__Task goal__:
Copy exactly, and only, the lines from the one with "Write a LaTeX" to the end of the listing; omit pictures.

.....

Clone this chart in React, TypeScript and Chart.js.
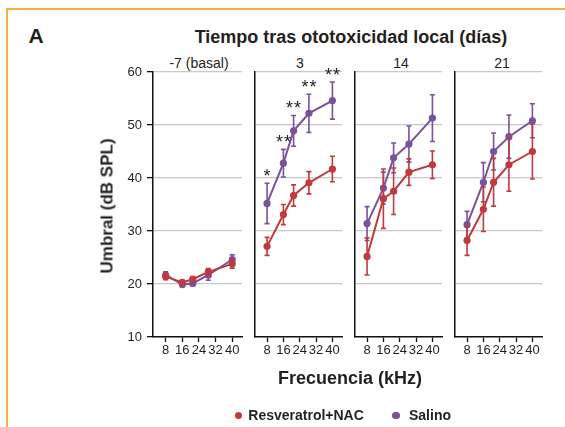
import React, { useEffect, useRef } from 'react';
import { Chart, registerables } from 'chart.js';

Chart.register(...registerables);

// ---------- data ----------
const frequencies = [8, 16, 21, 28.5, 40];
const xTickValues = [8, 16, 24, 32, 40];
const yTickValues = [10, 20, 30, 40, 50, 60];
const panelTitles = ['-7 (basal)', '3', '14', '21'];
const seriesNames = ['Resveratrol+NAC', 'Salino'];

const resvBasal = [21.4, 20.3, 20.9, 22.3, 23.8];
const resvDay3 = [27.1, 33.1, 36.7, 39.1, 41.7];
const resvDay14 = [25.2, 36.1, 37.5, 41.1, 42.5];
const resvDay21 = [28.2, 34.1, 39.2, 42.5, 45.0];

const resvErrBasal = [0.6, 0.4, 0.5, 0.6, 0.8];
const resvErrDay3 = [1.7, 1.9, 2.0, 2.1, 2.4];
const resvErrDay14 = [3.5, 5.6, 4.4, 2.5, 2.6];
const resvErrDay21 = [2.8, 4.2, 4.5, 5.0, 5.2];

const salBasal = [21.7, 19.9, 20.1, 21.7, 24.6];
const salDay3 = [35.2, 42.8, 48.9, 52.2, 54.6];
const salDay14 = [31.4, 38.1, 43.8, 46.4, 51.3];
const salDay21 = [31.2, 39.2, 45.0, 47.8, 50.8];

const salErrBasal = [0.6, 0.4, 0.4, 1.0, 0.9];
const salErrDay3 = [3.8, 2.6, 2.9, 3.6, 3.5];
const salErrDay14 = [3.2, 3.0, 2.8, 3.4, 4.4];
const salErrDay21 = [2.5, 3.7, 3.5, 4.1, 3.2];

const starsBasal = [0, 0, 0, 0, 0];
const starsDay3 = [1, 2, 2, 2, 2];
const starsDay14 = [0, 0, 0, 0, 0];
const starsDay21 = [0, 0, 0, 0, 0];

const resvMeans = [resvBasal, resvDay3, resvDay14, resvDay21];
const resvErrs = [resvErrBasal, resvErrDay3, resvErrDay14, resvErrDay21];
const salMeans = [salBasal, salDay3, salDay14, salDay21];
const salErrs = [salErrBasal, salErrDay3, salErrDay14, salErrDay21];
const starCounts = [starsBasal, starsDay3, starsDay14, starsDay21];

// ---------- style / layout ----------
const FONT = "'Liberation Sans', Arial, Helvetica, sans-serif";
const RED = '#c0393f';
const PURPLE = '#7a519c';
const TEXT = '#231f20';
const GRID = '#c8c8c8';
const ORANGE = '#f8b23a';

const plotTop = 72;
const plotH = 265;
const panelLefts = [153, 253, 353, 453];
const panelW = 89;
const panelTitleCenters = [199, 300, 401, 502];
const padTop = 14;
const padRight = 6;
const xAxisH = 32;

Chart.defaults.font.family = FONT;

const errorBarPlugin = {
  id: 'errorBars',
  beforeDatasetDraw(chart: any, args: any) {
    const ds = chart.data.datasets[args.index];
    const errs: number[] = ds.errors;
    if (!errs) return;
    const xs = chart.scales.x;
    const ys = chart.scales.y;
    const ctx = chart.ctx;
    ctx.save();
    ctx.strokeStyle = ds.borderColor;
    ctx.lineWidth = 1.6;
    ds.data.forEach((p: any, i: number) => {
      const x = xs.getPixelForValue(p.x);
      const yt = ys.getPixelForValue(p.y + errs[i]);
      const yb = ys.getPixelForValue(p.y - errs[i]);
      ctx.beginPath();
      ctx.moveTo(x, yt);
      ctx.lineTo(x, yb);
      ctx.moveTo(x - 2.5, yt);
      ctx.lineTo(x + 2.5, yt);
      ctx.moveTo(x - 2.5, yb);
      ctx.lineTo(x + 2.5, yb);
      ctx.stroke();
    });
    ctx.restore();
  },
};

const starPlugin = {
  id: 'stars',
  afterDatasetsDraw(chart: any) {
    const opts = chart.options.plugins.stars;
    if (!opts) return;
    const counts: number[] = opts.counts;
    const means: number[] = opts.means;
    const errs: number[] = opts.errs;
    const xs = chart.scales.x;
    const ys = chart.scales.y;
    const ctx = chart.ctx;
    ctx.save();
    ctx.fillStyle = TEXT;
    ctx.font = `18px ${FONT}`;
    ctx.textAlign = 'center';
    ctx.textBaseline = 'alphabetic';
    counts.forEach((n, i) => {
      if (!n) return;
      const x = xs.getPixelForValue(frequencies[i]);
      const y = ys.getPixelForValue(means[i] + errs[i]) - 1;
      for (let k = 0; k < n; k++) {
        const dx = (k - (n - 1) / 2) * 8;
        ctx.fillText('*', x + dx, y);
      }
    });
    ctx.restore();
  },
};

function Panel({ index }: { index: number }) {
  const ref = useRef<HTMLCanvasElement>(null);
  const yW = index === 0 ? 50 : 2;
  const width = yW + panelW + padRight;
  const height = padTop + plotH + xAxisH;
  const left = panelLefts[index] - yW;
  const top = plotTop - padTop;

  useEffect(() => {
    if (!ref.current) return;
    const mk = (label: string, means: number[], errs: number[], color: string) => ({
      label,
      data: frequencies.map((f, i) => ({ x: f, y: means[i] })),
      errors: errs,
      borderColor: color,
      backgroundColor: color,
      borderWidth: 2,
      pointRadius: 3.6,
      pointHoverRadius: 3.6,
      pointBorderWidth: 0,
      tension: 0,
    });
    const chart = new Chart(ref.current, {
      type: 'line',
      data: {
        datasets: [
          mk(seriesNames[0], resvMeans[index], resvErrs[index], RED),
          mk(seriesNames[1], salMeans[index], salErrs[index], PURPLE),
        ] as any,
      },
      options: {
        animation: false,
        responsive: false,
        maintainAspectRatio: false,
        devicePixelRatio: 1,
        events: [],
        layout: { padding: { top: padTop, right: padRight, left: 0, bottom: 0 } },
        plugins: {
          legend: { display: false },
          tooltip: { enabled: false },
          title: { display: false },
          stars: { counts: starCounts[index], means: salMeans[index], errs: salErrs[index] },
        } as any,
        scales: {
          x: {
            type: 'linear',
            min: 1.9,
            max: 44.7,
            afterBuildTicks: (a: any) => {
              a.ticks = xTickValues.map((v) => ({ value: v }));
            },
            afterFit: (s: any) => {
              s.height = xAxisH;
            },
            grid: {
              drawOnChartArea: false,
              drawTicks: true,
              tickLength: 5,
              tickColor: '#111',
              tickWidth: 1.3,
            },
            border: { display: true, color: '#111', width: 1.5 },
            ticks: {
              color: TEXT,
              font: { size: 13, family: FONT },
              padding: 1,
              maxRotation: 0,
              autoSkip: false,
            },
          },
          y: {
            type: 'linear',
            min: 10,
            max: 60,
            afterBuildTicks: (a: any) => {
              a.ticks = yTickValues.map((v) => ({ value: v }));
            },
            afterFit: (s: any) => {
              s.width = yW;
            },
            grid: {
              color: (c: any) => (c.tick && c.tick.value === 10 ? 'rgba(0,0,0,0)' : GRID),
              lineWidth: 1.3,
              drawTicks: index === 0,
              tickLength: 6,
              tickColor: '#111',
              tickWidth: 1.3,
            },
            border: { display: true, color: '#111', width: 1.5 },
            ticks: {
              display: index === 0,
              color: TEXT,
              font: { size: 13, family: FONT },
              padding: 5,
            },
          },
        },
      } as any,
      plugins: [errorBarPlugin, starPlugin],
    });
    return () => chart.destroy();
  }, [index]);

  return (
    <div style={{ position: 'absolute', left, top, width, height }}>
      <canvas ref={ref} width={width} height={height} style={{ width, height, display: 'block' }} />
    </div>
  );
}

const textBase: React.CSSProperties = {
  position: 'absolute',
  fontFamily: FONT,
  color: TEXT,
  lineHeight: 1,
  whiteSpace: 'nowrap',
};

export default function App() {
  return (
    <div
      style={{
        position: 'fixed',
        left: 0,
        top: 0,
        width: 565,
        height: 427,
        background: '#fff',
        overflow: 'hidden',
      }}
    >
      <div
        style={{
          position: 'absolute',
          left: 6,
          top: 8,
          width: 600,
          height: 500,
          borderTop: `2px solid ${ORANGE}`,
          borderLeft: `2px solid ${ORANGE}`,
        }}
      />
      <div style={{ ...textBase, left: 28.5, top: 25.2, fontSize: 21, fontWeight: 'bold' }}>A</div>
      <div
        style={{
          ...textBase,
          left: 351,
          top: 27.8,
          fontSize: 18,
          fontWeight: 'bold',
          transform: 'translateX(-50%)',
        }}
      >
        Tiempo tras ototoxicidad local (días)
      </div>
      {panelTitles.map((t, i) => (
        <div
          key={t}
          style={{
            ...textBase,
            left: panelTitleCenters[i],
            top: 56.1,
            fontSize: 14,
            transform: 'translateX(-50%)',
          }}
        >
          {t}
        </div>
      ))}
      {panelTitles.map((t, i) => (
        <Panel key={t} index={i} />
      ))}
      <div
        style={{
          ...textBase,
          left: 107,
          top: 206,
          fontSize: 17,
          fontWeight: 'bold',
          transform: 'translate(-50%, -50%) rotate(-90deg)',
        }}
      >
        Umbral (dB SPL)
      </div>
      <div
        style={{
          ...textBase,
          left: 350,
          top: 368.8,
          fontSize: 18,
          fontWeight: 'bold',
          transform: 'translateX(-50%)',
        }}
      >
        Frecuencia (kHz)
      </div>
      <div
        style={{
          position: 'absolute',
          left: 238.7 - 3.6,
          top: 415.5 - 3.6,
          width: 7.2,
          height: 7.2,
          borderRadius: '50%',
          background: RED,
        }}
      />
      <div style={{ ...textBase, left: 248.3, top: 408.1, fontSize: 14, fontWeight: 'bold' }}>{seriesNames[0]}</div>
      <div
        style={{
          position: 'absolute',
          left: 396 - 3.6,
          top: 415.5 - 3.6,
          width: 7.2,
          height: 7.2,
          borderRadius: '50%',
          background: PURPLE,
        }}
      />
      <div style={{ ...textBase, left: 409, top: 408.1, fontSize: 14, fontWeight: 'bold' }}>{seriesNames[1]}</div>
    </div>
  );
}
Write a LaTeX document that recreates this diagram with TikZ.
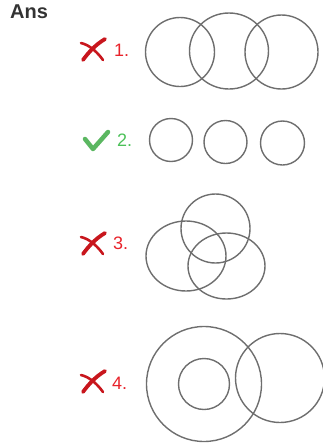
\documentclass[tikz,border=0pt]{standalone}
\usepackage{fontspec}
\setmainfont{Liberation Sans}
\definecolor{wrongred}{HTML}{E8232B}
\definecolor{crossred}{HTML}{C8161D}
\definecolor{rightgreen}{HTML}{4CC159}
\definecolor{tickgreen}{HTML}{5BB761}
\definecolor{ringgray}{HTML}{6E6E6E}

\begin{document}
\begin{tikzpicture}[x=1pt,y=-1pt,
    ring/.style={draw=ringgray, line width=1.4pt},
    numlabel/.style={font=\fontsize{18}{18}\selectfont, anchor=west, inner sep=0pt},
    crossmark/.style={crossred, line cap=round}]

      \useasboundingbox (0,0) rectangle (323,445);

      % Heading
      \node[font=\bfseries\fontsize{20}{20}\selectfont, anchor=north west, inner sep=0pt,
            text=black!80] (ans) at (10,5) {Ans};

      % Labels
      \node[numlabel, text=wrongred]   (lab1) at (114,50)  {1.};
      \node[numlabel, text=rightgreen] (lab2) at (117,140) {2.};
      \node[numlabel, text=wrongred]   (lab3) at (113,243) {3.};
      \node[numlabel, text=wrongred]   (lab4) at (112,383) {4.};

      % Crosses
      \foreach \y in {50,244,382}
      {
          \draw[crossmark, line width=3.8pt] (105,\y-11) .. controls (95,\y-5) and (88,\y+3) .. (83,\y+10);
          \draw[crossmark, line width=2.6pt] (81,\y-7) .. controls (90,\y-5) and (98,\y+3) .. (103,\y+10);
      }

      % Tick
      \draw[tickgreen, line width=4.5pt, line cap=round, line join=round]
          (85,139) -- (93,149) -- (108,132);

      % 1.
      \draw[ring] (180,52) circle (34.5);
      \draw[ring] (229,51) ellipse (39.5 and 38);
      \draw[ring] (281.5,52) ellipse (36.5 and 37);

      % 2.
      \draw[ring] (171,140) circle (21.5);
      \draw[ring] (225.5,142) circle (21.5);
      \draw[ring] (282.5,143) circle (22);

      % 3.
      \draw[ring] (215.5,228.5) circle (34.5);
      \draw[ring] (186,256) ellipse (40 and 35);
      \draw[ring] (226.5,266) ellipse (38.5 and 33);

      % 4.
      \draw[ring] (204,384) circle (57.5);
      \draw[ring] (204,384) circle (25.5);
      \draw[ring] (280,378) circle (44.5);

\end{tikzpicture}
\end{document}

.....

__Written reply__:
Write a LaTeX document that recreates this diagram with TikZ.
\documentclass[tikz,border=0pt]{standalone}
\usepackage{fontspec}
\setmainfont{Liberation Sans}
\definecolor{wrongred}{HTML}{E8232B}
\definecolor{crossred}{HTML}{C8161D}
\definecolor{rightgreen}{HTML}{4CC159}
\definecolor{tickgreen}{HTML}{5BB761}
\definecolor{ringgray}{HTML}{6E6E6E}

\begin{document}
\begin{tikzpicture}[x=1pt,y=-1pt,
    ring/.style={draw=ringgray, line width=1.4pt},
    numlabel/.style={font=\fontsize{18}{18}\selectfont, anchor=west, inner sep=0pt},
    crossmark/.style={crossred, line cap=round}]

      \useasboundingbox (0,0) rectangle (323,445);

      % Heading
      \node[font=\bfseries\fontsize{20}{20}\selectfont, anchor=north west, inner sep=0pt,
            text=black!80] (ans) at (10,5) {Ans};

      % Labels
      \node[numlabel, text=wrongred]   (lab1) at (114,50)  {1.};
      \node[numlabel, text=rightgreen] (lab2) at (117,140) {2.};
      \node[numlabel, text=wrongred]   (lab3) at (113,243) {3.};
      \node[numlabel, text=wrongred]   (lab4) at (112,383) {4.};

      % Crosses
      \foreach \y in {50,244,382}
      {
          \draw[crossmark, line width=3.8pt] (105,\y-11) .. controls (95,\y-5) and (88,\y+3) .. (83,\y+10);
          \draw[crossmark, line width=2.6pt] (81,\y-7) .. controls (90,\y-5) and (98,\y+3) .. (103,\y+10);
      }

      % Tick
      \draw[tickgreen, line width=4.5pt, line cap=round, line join=round]
          (85,139) -- (93,149) -- (108,132);

      % 1.
      \draw[ring] (180,52) circle (34.5);
      \draw[ring] (229,51) ellipse (39.5 and 38);
      \draw[ring] (281.5,52) ellipse (36.5 and 37);

      % 2.
      \draw[ring] (171,140) circle (21.5);
      \draw[ring] (225.5,142) circle (21.5);
      \draw[ring] (282.5,143) circle (22);

      % 3.
      \draw[ring] (215.5,228.5) circle (34.5);
      \draw[ring] (186,256) ellipse (40 and 35);
      \draw[ring] (226.5,266) ellipse (38.5 and 33);

      % 4.
      \draw[ring] (204,384) circle (57.5);
      \draw[ring] (204,384) circle (25.5);
      \draw[ring] (280,378) circle (44.5);

\end{tikzpicture}
\end{document}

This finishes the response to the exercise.